Our first impressions were a little different as we where whisked away from the airport in a new Kia Carnival with driver chatting on his iPhone. But once we made it into the old town it felt like we had stepped back in time. We stayed in a Casa Particular which is a room in someone's home marked by a symbol on their door as there are no hostels in Cuba, and it was a great way to meet and support local people. Our hosts Wilfred and Mercedes were fantastic and very welcoming.

It was great to catch up with Sally (Paul's sister) who arrive a couple of days later. We explored the nearby area, checked out the Malecon and Old Town where USA cars from the 1950's and Russian Lada's from the 70's and 80's are everywhere.
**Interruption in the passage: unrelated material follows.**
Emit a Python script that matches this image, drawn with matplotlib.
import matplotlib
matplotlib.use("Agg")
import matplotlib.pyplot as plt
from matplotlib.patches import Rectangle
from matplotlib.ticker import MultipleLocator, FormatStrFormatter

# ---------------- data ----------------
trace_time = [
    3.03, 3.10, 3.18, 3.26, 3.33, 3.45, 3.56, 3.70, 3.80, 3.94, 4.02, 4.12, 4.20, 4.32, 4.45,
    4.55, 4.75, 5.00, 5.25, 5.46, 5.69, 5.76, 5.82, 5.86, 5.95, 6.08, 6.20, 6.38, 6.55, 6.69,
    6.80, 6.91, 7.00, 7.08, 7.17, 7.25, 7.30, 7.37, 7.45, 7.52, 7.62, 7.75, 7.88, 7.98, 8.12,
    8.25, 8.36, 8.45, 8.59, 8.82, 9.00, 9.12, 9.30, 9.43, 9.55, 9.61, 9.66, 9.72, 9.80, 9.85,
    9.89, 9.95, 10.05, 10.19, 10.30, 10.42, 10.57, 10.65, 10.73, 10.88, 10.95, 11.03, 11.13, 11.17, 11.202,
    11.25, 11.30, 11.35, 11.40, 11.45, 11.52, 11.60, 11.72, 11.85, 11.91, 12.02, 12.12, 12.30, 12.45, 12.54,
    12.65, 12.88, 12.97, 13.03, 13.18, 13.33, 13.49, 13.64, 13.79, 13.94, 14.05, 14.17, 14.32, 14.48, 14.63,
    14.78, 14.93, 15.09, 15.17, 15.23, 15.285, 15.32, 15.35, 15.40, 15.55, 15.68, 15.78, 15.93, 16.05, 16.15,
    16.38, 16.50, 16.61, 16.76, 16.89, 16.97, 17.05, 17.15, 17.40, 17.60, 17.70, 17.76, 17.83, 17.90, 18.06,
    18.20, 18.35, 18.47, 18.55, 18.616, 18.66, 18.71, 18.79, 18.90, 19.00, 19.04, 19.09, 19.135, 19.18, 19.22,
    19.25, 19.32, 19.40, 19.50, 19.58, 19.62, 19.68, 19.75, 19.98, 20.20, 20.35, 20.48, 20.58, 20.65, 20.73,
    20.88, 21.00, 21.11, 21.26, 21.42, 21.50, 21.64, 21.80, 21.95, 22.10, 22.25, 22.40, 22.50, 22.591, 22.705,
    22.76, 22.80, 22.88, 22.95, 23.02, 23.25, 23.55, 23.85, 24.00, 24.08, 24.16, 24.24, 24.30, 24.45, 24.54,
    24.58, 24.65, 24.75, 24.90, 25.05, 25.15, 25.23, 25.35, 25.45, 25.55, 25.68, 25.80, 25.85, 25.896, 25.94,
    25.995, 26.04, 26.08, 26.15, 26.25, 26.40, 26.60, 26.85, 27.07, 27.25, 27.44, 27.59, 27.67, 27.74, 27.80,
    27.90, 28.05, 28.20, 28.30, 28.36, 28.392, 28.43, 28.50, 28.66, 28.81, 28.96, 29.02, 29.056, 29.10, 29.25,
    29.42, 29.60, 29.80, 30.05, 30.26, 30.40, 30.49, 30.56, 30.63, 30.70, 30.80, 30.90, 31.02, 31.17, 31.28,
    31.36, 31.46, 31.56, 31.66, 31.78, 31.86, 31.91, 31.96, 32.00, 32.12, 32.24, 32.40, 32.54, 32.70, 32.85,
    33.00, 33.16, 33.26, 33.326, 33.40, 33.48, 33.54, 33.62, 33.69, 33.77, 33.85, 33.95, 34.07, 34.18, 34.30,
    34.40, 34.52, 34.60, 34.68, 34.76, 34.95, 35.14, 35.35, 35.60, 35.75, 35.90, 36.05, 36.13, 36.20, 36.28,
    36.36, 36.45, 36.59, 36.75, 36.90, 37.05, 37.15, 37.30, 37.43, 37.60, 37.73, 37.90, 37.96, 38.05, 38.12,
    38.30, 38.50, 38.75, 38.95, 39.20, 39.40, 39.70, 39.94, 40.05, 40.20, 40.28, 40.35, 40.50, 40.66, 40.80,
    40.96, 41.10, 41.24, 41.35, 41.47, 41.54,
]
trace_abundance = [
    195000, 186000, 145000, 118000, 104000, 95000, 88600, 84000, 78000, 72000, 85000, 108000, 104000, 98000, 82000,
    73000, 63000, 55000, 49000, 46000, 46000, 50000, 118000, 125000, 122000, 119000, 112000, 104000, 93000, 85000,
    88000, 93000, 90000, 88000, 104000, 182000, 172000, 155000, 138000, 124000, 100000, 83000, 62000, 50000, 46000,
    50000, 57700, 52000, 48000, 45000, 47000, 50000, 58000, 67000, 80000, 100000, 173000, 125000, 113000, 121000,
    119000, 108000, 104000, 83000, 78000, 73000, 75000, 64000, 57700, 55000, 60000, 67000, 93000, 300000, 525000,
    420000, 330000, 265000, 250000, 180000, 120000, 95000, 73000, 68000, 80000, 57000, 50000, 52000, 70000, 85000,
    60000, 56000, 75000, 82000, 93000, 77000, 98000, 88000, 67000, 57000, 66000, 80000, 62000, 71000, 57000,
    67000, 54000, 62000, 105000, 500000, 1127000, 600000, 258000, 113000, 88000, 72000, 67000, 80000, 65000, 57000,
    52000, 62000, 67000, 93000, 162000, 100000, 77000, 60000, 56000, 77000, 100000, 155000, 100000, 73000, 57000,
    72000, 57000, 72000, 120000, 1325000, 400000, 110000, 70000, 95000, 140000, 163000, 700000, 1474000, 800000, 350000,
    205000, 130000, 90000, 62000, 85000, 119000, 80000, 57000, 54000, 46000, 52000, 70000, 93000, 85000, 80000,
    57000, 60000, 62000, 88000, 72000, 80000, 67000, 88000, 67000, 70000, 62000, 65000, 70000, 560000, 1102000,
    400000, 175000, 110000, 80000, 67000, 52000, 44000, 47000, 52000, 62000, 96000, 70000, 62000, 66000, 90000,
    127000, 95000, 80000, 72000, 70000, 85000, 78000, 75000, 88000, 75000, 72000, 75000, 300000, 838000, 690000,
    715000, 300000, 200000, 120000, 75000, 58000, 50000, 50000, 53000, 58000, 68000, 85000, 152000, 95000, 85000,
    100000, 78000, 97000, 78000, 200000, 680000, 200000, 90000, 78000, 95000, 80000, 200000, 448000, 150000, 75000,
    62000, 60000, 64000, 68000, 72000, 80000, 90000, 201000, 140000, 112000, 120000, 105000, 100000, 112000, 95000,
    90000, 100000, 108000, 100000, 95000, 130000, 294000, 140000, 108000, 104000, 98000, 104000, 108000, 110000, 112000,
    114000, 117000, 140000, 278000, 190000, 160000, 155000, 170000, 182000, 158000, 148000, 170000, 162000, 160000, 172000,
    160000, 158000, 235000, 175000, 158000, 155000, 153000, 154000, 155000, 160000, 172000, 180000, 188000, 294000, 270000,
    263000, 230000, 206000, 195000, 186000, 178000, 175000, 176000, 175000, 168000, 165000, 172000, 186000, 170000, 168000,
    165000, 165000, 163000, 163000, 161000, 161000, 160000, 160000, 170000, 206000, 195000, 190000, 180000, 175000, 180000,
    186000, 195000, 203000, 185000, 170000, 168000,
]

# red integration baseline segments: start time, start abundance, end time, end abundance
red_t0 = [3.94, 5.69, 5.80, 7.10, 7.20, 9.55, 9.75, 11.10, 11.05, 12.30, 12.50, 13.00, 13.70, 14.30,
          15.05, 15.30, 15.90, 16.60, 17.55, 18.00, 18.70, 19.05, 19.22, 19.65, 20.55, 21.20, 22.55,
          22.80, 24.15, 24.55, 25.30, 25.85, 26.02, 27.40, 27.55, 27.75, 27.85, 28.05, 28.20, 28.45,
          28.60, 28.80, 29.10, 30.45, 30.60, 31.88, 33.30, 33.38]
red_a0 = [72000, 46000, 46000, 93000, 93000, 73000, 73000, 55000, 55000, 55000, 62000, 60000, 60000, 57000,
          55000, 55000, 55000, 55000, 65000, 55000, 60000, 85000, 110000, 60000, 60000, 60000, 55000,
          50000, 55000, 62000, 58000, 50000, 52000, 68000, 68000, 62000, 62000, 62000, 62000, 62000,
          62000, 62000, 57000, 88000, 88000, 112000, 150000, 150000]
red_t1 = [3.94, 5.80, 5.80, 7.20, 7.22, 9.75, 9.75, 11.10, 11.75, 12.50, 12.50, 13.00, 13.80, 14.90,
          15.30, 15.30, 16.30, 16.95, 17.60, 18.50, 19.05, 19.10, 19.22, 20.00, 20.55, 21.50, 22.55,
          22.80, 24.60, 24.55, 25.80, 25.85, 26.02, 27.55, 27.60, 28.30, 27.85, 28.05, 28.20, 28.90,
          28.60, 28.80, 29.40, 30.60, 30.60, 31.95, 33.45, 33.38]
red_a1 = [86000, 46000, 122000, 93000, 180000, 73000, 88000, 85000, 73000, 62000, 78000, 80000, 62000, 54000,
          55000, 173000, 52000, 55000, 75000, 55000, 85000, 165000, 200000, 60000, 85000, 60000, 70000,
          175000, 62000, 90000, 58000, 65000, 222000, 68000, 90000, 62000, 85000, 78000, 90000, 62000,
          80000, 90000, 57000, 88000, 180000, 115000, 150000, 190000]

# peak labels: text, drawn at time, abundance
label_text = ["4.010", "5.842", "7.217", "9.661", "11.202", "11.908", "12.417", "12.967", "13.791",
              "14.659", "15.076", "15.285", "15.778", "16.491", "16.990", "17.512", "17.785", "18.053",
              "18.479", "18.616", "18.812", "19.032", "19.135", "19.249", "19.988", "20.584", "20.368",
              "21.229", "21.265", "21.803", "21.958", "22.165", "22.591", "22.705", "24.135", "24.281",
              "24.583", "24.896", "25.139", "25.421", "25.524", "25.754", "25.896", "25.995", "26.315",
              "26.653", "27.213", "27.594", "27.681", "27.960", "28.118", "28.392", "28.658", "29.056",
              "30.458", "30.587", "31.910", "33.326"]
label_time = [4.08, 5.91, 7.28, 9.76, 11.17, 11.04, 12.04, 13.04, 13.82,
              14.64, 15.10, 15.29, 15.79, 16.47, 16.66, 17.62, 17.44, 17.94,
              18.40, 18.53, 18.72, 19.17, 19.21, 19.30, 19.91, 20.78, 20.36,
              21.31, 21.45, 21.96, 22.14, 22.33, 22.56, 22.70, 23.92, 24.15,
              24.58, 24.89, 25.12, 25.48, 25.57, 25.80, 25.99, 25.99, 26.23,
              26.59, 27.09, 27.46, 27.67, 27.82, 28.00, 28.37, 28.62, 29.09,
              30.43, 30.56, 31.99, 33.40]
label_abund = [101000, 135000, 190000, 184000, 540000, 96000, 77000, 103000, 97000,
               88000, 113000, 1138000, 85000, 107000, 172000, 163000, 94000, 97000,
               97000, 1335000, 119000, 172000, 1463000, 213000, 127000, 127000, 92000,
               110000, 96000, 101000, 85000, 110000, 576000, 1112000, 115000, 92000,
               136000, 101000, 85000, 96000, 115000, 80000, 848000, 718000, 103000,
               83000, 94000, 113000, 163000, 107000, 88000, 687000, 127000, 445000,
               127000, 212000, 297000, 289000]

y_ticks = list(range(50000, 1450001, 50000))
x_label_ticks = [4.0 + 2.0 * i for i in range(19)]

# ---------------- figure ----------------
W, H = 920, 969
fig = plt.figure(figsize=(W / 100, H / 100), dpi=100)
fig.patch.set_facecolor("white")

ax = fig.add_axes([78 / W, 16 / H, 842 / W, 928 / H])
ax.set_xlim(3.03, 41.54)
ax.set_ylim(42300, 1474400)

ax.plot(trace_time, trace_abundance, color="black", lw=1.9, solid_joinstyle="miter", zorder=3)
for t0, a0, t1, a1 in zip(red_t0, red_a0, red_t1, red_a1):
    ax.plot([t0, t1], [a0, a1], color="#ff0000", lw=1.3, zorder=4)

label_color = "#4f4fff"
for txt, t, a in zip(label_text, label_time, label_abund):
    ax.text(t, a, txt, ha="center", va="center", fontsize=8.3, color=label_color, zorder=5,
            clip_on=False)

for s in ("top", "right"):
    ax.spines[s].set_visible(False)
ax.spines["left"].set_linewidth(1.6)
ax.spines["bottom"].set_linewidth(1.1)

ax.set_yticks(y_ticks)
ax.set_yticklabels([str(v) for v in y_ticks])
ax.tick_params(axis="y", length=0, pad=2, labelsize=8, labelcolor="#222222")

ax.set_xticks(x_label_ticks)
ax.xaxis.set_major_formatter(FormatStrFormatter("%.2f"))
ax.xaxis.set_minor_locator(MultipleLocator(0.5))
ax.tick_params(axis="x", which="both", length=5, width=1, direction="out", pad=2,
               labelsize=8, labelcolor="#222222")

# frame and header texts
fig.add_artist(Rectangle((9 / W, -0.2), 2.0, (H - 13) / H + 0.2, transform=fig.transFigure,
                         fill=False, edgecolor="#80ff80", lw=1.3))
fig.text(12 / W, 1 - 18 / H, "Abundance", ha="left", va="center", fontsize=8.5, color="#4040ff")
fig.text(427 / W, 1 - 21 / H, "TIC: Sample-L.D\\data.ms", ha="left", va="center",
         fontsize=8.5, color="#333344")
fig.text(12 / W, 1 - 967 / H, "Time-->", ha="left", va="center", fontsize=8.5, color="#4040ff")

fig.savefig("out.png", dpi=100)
It's hard to know how some of them still run, but the locals have no choice but to repair. The old town is huge and has countless beautiful old buildings. Before the revolution, this was a rich country and you can tell...so many of the aging houses and buildings are grand and ornate. The lack of large stores, commercialism and advertising was refreshing, except for when you needed something! We got immersed in Cuba's other love, music. Live music is at pretty much every restaurant and bar, and the musicians are so talented. The late night jazz at La Zorra y El Cuervo was brilliant.

We took a day trip to Vinales, which was fantastic as we got to see how tobacco leaves are grown on a tobacco farm, dried and then how Cuban's hand roll their famous cigars in a factory. This coupled with tour of a rum factory, a boat trip through ancient caves and a view of the giant Mural de la Prehostorica.


Due to Cuba's rapidly increasing tourist levels, in most large cities or tourist areas we were constantly approached by touters. As a result of the low wages and communist regimen in Cuba, tourism has become one of the only ways to make the extra money many need to get by.

Posted by TheNomadWay.com 22:51 Archived in Cuba Comments (0)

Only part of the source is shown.